_Work to do_. Retype the data that follows line by line, exactly, and leave its pictures out.
* BEGIN *
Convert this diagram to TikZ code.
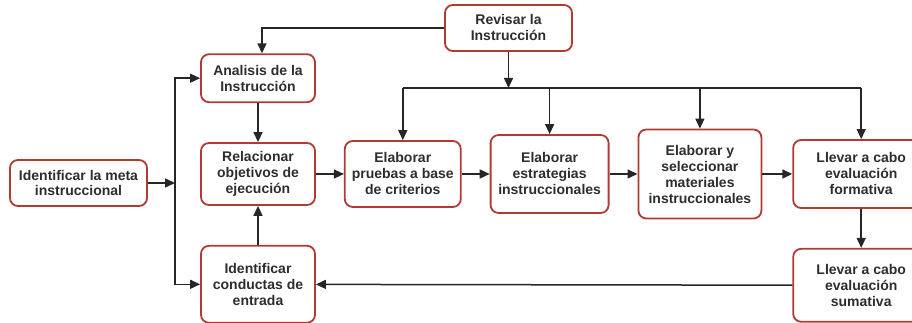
\documentclass[tikz,border=0pt]{standalone}
\usepackage{fontspec}
\setmainfont{Liberation Sans}
\usepackage{tikz}
\usetikzlibrary{arrows.meta, positioning}
\definecolor{bordo}{RGB}{176,58,52}
\definecolor{tinta}{RGB}{45,45,45}

\begin{document}
\begin{tikzpicture}[
  node distance=39pt and 28pt,
  box/.style={draw=bordo, line width=1.8pt, rounded corners=8pt, align=center,
              text=tinta, font=\fontsize{14pt}{16pt}\selectfont\bfseries, inner sep=2pt},
  arr/.style={-{Triangle[length=10pt, width=9pt]}, line width=1.5pt, black!85},
  bus/.style={line width=1.5pt, black!85}
]
\useasboundingbox (0,0) rectangle (912pt,323pt);
\clip (0,0) rectangle (912pt,323pt);
\node[box, minimum width=114pt, minimum height=62pt] (rel) at (258pt,149pt) {Relacionar\\objetivos de\\ejecución};
\node[box, minimum width=114pt, minimum height=48pt, above=of rel] (ana) {Analisis de la\\Instrucción};
\node[box, minimum width=114pt, minimum height=77pt, below=of rel] (con) {Identificar\\conductas de\\entrada};
\node[box, minimum width=137pt, minimum height=46pt] (meta) at (78.5pt,140pt) {Identificar la meta\\instruccional};
\node[box, minimum width=116pt, minimum height=66pt, right=of rel] (pru) {Elaborar\\pruebas a base\\de criterios};
\node[box, minimum width=118pt, minimum height=78pt, right=of pru] (est) {Elaborar\\estrategias\\instruccionales};
\node[box, minimum width=123pt, minimum height=89pt, right=of est] (mat) {Elaborar y\\seleccionar\\materiales\\instruccionales};
\node[box, minimum width=136pt, minimum height=68pt, right=30pt of mat] (for) {Llevar a cabo\\evaluación\\formativa};
\node[box, minimum width=136pt, minimum height=73pt, below=of for] (sum) {Llevar a cabo\\evaluación\\sumativa};
\node[box, minimum width=127pt, minimum height=46pt] (rev) at (508.5pt,295pt) {Revisar la\\Instrucción};

% ramas
\coordinate (split) at (175pt,140pt);
\coordinate (top) at (0,235pt);
\draw[arr] (meta) -- (split);
\draw[arr] (split) |- (ana);
\draw[arr] (split) |- (con);
\draw[arr] (rev.west) -| ([xshift=4pt]ana.north);
\draw[arr] (rev) -- (rev |- top);
\draw[bus] (pru |- top) -- (for |- top);
\foreach \x in {pru,est,mat,for} \draw[arr] (\x |- top) -- (\x);
\foreach \x/\y in {ana/rel,con/rel,rel/pru,pru/est,est/mat,mat/for,for/sum,sum/con} \draw[arr] (\x) -- (\y);
\end{tikzpicture}
\end{document}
* END *
_Solution_.
Convert this diagram to TikZ code.
\documentclass[tikz,border=0pt]{standalone}
\usepackage{fontspec}
\setmainfont{Liberation Sans}
\usepackage{tikz}
\usetikzlibrary{arrows.meta, positioning}
\definecolor{bordo}{RGB}{176,58,52}
\definecolor{tinta}{RGB}{45,45,45}

\begin{document}
\begin{tikzpicture}[
  node distance=39pt and 28pt,
  box/.style={draw=bordo, line width=1.8pt, rounded corners=8pt, align=center,
              text=tinta, font=\fontsize{14pt}{16pt}\selectfont\bfseries, inner sep=2pt},
  arr/.style={-{Triangle[length=10pt, width=9pt]}, line width=1.5pt, black!85},
  bus/.style={line width=1.5pt, black!85}
]
\useasboundingbox (0,0) rectangle (912pt,323pt);
\clip (0,0) rectangle (912pt,323pt);
\node[box, minimum width=114pt, minimum height=62pt] (rel) at (258pt,149pt) {Relacionar\\objetivos de\\ejecución};
\node[box, minimum width=114pt, minimum height=48pt, above=of rel] (ana) {Analisis de la\\Instrucción};
\node[box, minimum width=114pt, minimum height=77pt, below=of rel] (con) {Identificar\\conductas de\\entrada};
\node[box, minimum width=137pt, minimum height=46pt] (meta) at (78.5pt,140pt) {Identificar la meta\\instruccional};
\node[box, minimum width=116pt, minimum height=66pt, right=of rel] (pru) {Elaborar\\pruebas a base\\de criterios};
\node[box, minimum width=118pt, minimum height=78pt, right=of pru] (est) {Elaborar\\estrategias\\instruccionales};
\node[box, minimum width=123pt, minimum height=89pt, right=of est] (mat) {Elaborar y\\seleccionar\\materiales\\instruccionales};
\node[box, minimum width=136pt, minimum height=68pt, right=30pt of mat] (for) {Llevar a cabo\\evaluación\\formativa};
\node[box, minimum width=136pt, minimum height=73pt, below=of for] (sum) {Llevar a cabo\\evaluación\\sumativa};
\node[box, minimum width=127pt, minimum height=46pt] (rev) at (508.5pt,295pt) {Revisar la\\Instrucción};

% ramas
\coordinate (split) at (175pt,140pt);
\coordinate (top) at (0,235pt);
\draw[arr] (meta) -- (split);
\draw[arr] (split) |- (ana);
\draw[arr] (split) |- (con);
\draw[arr] (rev.west) -| ([xshift=4pt]ana.north);
\draw[arr] (rev) -- (rev |- top);
\draw[bus] (pru |- top) -- (for |- top);
\foreach \x in {pru,est,mat,for} \draw[arr] (\x |- top) -- (\x);
\foreach \x/\y in {ana/rel,con/rel,rel/pru,pru/est,est/mat,mat/for,for/sum,sum/con} \draw[arr] (\x) -- (\y);
\end{tikzpicture}
\end{document}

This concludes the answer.